• _SET TASK_: Where a line of the listing below includes the word "this", reproduce that line.

• _GIVEN INFORMATION_:
## BEGIN

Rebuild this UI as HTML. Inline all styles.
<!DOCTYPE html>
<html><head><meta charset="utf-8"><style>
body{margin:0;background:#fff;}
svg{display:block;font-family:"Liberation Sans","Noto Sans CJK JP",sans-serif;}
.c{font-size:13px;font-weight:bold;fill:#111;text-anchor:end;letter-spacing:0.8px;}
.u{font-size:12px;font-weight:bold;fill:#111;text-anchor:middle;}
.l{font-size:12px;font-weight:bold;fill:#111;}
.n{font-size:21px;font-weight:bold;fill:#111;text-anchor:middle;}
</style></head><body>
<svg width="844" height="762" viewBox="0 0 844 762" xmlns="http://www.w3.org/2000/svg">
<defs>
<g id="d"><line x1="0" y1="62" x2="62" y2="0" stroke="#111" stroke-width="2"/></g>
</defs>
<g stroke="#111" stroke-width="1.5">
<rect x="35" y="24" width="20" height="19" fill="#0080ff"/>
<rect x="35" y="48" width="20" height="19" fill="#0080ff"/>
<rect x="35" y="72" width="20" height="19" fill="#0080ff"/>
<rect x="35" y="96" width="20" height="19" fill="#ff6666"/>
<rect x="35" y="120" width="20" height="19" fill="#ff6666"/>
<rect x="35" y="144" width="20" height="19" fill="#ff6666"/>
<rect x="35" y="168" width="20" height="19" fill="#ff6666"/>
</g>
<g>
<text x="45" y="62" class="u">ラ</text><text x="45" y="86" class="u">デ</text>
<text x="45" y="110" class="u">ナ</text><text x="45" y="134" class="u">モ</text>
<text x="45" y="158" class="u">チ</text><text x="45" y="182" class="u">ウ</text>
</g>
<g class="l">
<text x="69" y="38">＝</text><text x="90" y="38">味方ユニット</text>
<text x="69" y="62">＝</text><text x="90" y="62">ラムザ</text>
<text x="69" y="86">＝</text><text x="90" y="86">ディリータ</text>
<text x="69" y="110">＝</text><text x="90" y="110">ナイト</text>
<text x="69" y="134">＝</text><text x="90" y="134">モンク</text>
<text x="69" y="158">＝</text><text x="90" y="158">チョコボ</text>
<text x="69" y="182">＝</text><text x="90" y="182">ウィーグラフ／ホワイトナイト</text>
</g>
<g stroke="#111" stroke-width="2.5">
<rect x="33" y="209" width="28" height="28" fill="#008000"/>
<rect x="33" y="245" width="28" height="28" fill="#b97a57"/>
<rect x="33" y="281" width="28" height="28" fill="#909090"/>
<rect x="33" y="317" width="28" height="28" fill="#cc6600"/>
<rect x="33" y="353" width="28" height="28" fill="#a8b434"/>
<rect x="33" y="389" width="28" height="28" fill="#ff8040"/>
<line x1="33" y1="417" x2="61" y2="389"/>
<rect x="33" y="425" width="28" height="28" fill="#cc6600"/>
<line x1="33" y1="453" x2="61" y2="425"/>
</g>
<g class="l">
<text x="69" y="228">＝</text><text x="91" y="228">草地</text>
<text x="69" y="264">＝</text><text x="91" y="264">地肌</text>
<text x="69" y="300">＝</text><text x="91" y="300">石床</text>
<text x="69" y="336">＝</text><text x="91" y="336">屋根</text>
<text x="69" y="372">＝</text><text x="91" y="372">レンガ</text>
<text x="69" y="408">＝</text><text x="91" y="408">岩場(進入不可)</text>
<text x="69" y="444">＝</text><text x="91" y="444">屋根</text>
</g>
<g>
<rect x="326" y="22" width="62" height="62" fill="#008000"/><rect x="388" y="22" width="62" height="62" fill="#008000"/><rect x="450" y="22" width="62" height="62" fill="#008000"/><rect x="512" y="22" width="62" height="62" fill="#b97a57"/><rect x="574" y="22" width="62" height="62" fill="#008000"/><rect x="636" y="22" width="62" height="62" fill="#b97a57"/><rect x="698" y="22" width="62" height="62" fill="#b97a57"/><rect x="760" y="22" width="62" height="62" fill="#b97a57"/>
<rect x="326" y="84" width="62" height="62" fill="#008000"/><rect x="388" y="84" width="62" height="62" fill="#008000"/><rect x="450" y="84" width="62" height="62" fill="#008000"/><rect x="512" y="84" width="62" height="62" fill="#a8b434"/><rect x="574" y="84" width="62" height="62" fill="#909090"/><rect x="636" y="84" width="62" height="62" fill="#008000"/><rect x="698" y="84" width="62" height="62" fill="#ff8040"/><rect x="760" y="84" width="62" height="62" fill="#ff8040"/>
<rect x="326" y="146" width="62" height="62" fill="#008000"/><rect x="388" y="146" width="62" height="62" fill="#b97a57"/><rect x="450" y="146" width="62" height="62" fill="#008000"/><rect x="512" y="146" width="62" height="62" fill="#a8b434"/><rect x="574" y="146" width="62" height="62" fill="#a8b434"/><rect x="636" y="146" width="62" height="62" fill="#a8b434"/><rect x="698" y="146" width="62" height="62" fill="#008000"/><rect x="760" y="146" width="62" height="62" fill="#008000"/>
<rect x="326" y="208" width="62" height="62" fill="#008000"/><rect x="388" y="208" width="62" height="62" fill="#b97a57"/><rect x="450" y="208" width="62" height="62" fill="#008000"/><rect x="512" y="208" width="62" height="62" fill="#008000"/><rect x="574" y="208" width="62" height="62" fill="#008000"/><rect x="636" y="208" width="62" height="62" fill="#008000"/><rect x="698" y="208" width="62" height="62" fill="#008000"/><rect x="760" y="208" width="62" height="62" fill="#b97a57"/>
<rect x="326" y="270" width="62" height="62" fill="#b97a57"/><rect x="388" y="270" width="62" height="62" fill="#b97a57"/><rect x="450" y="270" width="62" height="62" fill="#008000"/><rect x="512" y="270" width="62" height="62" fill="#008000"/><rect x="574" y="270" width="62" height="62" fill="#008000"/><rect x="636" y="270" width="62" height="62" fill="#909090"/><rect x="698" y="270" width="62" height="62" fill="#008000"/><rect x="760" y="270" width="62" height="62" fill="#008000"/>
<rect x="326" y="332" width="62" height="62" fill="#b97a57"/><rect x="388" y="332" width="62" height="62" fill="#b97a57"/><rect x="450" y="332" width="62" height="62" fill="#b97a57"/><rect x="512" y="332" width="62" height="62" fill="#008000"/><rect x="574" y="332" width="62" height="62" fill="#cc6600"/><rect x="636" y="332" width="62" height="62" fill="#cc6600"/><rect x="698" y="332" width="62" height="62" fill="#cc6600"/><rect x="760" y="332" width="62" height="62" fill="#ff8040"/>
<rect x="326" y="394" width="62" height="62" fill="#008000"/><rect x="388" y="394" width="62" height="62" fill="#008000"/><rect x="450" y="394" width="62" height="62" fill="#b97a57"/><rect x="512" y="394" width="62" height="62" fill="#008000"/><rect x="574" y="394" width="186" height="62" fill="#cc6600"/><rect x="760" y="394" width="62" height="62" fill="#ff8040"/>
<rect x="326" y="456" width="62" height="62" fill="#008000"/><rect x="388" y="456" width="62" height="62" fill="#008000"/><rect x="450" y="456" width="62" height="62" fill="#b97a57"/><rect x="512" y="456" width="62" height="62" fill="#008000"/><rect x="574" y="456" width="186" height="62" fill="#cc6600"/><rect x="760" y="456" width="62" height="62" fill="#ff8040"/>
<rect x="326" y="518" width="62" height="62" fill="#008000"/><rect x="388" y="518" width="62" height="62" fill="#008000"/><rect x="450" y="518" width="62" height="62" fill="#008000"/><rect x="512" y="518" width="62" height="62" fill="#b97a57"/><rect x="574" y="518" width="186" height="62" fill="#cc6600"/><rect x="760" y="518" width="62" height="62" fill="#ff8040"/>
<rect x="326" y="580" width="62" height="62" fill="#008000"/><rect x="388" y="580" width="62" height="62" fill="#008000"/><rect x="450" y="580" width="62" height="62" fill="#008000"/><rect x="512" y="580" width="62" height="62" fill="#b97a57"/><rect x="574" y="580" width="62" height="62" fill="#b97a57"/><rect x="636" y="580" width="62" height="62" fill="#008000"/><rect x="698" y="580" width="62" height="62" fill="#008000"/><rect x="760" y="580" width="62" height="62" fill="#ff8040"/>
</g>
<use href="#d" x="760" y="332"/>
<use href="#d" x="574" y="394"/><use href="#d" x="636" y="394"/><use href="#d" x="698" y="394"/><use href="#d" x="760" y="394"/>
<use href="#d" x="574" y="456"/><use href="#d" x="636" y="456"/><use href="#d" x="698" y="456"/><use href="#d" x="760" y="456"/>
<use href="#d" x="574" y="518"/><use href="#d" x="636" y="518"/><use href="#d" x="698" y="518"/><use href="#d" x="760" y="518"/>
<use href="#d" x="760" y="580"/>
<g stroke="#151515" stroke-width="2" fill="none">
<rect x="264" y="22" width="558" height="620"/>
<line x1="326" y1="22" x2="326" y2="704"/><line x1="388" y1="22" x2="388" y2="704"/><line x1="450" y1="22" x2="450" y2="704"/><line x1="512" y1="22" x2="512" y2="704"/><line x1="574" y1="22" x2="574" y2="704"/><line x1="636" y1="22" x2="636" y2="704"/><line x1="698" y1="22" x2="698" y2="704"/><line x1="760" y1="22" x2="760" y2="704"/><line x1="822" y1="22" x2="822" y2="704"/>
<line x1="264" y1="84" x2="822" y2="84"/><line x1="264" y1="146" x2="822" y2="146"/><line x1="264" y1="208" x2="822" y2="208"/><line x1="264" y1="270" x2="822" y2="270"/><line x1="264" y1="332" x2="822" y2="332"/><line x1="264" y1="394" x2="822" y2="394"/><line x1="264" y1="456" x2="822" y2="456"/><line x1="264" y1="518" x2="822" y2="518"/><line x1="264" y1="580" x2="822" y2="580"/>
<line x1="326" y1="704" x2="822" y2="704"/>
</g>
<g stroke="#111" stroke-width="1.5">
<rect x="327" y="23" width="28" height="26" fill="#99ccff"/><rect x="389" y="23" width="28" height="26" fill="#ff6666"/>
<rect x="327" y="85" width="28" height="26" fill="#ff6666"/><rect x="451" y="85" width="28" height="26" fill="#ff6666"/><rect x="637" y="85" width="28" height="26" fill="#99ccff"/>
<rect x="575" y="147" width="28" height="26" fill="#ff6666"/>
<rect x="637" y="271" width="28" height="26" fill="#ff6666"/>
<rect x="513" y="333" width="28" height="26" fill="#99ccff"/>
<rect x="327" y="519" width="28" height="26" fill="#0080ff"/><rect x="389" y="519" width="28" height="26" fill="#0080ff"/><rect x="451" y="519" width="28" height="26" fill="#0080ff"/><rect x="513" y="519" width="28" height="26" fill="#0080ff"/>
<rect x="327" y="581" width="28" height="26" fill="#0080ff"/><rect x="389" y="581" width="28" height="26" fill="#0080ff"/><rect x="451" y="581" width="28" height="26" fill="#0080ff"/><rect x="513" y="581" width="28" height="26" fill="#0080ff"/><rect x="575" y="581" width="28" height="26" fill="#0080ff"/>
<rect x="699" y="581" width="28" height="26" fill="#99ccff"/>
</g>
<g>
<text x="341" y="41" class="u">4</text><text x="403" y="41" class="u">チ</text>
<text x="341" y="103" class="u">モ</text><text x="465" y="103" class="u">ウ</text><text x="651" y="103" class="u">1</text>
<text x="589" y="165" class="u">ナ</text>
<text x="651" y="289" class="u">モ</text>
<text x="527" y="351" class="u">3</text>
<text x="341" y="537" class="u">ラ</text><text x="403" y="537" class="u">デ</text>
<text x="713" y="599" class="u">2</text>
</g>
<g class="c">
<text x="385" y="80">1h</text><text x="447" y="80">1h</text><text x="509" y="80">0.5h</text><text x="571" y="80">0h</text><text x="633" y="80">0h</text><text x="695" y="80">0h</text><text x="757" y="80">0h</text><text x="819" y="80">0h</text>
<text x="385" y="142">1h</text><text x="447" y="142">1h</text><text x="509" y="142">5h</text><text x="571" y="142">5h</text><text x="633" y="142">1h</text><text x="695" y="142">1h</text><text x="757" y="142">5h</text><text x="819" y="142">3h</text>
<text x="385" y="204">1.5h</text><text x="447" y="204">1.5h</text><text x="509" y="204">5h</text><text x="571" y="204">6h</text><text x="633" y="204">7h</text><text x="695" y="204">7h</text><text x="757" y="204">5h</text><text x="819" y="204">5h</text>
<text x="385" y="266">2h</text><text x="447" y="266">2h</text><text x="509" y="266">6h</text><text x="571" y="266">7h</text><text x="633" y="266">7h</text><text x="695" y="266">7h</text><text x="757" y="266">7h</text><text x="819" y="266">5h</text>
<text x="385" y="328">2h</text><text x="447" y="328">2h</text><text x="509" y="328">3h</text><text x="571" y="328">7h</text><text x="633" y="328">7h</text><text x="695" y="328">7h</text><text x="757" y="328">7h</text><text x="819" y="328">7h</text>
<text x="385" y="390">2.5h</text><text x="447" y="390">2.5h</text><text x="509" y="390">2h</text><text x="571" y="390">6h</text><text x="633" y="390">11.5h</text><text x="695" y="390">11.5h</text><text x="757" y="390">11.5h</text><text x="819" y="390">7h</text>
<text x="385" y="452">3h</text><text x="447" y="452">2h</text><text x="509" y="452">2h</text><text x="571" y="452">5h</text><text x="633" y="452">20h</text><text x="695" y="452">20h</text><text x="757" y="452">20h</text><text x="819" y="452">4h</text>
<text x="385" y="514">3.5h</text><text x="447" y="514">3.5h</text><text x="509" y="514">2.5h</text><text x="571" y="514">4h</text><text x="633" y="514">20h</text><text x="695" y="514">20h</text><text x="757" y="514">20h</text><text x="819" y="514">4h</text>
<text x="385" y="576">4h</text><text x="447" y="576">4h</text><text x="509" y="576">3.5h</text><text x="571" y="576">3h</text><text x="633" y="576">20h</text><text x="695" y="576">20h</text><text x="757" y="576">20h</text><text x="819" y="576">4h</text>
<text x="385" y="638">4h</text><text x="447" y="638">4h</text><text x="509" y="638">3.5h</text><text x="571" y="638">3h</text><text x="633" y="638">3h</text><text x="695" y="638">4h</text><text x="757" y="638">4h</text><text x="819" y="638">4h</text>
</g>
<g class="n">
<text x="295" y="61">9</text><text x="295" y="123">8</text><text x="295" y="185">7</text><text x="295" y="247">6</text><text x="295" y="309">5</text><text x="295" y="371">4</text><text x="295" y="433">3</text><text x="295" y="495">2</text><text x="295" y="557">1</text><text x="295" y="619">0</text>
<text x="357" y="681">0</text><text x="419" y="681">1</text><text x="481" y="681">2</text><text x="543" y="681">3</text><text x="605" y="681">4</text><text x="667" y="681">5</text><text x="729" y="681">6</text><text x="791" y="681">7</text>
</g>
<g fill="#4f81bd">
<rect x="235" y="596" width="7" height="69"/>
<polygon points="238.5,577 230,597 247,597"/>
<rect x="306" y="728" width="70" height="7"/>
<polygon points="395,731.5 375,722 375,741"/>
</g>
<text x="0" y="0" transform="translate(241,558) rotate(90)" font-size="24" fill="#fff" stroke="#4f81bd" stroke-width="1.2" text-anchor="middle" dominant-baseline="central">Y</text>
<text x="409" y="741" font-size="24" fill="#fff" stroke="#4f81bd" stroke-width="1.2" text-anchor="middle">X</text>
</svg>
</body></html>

## END
## BEGIN

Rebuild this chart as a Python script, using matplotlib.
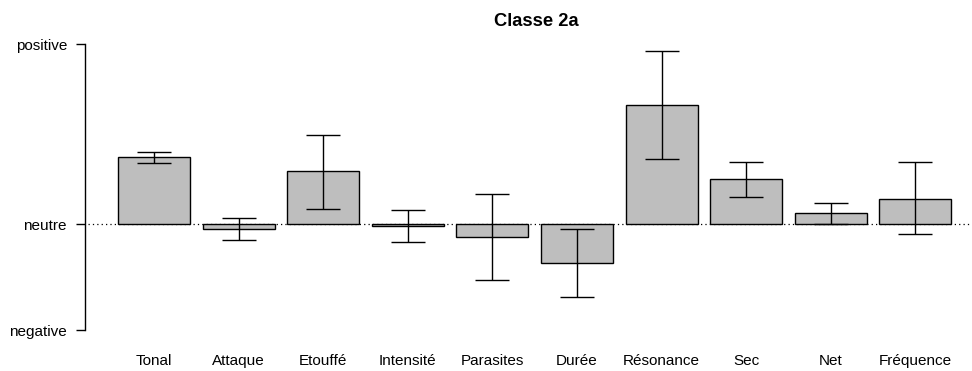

## END
## BEGIN

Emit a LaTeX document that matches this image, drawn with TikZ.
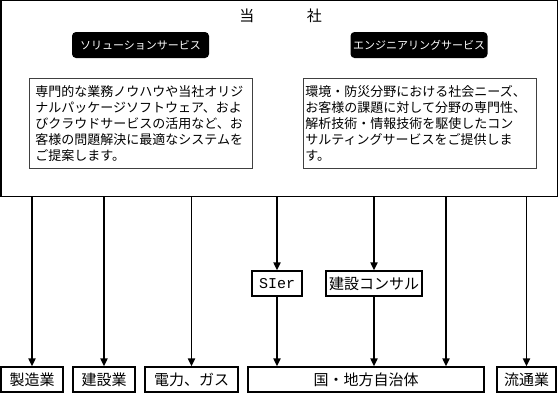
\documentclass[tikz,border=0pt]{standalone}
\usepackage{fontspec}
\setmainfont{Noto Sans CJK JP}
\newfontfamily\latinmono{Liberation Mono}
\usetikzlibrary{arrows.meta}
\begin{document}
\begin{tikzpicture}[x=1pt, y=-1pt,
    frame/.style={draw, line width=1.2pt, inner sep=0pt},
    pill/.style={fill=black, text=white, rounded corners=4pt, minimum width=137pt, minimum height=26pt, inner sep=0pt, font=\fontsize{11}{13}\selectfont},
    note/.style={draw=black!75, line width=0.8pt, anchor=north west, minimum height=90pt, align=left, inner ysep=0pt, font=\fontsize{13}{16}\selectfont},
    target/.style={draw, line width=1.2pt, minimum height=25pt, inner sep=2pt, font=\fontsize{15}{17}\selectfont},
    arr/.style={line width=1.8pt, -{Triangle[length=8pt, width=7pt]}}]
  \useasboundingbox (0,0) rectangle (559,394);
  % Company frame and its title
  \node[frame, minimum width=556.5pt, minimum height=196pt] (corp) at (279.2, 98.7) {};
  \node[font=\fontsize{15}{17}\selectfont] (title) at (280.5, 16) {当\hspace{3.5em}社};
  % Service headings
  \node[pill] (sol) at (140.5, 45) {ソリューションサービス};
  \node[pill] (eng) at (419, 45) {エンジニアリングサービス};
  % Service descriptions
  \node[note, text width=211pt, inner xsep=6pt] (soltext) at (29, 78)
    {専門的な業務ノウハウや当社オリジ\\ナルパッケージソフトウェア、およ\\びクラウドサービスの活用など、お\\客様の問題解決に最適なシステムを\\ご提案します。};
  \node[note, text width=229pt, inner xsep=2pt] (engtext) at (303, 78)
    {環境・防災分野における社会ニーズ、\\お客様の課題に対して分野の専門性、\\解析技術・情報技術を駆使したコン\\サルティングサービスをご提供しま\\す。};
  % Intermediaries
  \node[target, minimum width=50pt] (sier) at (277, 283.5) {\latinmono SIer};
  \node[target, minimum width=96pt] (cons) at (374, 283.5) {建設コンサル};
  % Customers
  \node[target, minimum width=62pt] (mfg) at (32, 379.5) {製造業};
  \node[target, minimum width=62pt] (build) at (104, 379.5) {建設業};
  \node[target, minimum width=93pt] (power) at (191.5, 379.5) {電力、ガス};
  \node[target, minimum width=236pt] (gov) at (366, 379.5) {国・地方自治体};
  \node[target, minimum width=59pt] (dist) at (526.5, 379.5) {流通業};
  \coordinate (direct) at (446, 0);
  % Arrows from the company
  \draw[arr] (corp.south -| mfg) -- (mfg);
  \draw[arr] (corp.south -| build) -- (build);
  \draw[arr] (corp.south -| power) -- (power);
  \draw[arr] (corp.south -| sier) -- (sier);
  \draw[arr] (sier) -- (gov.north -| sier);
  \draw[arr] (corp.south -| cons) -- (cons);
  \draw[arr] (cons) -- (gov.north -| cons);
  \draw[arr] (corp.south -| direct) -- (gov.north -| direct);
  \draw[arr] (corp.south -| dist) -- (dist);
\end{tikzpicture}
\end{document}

## END

• _EXERCISE SOLUTION_:
Rebuild this UI as HTML. Inline all styles.
Rebuild this chart as a Python script, using matplotlib.
Emit a LaTeX document that matches this image, drawn with TikZ.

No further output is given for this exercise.